From 6 April the standard personal allowance (the amount you can earn tax-free from any source) increases to £11,000. You will then pay 20% tax on the next £32,000. Therefore most people will start paying higher-rate tax only if they earn over £43,000.
Yet this amount isn’t just for earned income from work, it includes other earnings from things such as rental income, self-employment and interest from savings accounts (not ISAs).
In other words you need to add up all your income, including savings interest, as that is what defines how big your PSA will be. If your total income is below £43,000 you get a £1,000 PSA, if it’s above you get £500.
Time for two scenarios…
Scenario 1: Near the limit but not over it
Income from work: £42,000
Interest from savings accounts: £990
Total income: £42,990 – so less than the higher-rate threshold
Size of PSA: £1,000
Total amount of interest earned after tax: £990 as all your interest is covered by the PSA
In this scenario all of your savings interest would be tax-free.
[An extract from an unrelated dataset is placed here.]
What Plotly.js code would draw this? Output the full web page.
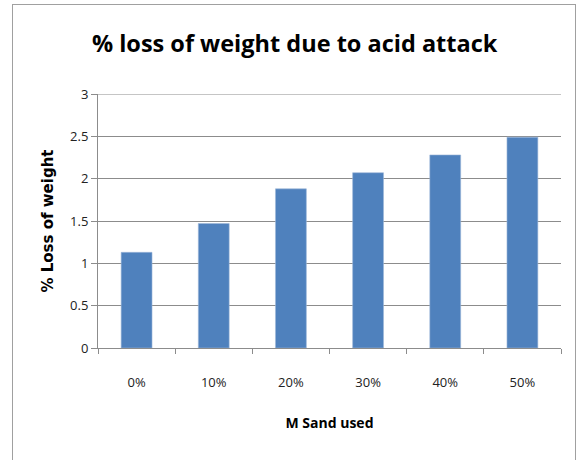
<!DOCTYPE html>
<html>
<head>
<meta charset="utf-8">
<script src="https://cdn.plot.ly/plotly-3.0.1.min.js"></script>
<style>
html,body{margin:0;padding:0;background:#fff;}
#wrap{position:relative;width:580px;height:460px;}
#chart{position:absolute;left:0;top:0;width:580px;height:460px;}
#frame{position:absolute;left:12px;top:4px;width:562px;height:470px;border:1px solid #a0a0a0;pointer-events:none;}
</style>
</head>
<body>
<div id="wrap"><div id="chart"></div><div id="frame"></div></div>
<script>
const categories = ["0%", "10%", "20%", "30%", "40%", "50%"];
const lossValues = [1.13, 1.47, 1.88, 2.07, 2.28, 2.49];
const yTickVals = [0, 0.5, 1, 1.5, 2, 2.5, 3];
const yTickText = ["0", "0.5", "1", "1.5", "2", "2.5", "3"];

const font = "Open Sans, sans-serif";
const yMax = yTickVals[yTickVals.length - 1];

const trace = {
  type: "bar",
  x: categories,
  y: lossValues,
  marker: {color: "#4F81BD", line: {color: "#9db7d9", width: 0.6}},
  hoverinfo: "x+y"
};

const layout = {
  width: 580, height: 460,
  margin: {l: 98, r: 19, t: 94, b: 112, pad: 0},
  paper_bgcolor: "rgba(0,0,0,0)",
  plot_bgcolor: "#fff",
  showlegend: false,
  bargap: 0.6,
  title: {
    text: "% loss of weight due to acid attack",
    font: {family: font, size: 23.5, color: "#000", weight: "bold"},
    x: 0.508, xanchor: "center", y: 0.905, yanchor: "middle"
  },
  xaxis: {
    type: "category",
    showline: true, linecolor: "#8c8c8c", linewidth: 1,
    ticks: "outside", tickson: "boundaries", ticklen: 5, tickcolor: "#8c8c8c",
    tickfont: {family: font, size: 13, color: "#222"},
    ticklabelstandoff: 22,
    title: {text: "M Sand used", font: {family: font, size: 14, color: "#000", weight: "bold"}, standoff: 28},
    showgrid: false, zeroline: false, fixedrange: true
  },
  yaxis: {
    range: [0, yMax],
    tickvals: yTickVals, ticktext: yTickText,
    showline: true, linecolor: "#8c8c8c", linewidth: 1,
    ticks: "outside", ticklen: 6, tickcolor: "#8c8c8c",
    tickfont: {family: font, size: 13, color: "#222"},
    showgrid: true, gridcolor: "#8c8c8c", gridwidth: 1,
    zeroline: false, fixedrange: true,
    title: {text: "% Loss of weight", font: {family: "DejaVu Sans, sans-serif", size: 15, color: "#000", weight: "bold"}, standoff: 12}
  },
  shapes: [{
    type: "line", xref: "paper", x0: 0, x1: 1, yref: "y", y0: yMax, y1: yMax,
    line: {color: "#8c8c8c", width: 1}, layer: "below"
  }]
};

Plotly.newPlot("chart", [trace], layout, {displayModeBar: false, staticPlot: true});
</script>
</body>
</html>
Scenario 2: You earn £20 more savings interest, but take home LESS
Income from work: £42,000
Interest from savings accounts: £1,010
Total income: £43,010 – so you are a higher-rate taxpayer
Size of PSA: £500
Total amount of interest earned after tax: £906 (£500 tax-free, £500 taxed at 20% and £10 taxed at 40%)
Therefore, bizarrely, the fact you’ve earned slightly more interest means because a chunk more of it is taxed you actually end up taking home less. You would actually have been slightly better off to have earned £10 less interest.
A similar situation will occur for those at the brink of hitting the £150,000 earnings barrier where you become a top 45% rate taxpayer.
Should I be worried about this?
I’ve had to play with the numbers to come up with this scenario – you have to have non-savings earnings just below the £43,000 threshold, with savings interest taking it near the PSA limit and above it by no more than around £100 before a risk of you being worse off. If that did happen one easy option if you’re in a trusted relationship is just give some money to your partner to save in their name.
But overall this is a very rare scenario and the new PSA will still make you better off than you would’ve otherwise been.
So the golden rule is still try to make as much interest as possible
My real reason for highlighting this particular anomaly is to draw attention to the issue of ‘what counts as being a higher-rate taxpayer?’ and the fact that your interest earned from savings counts towards it.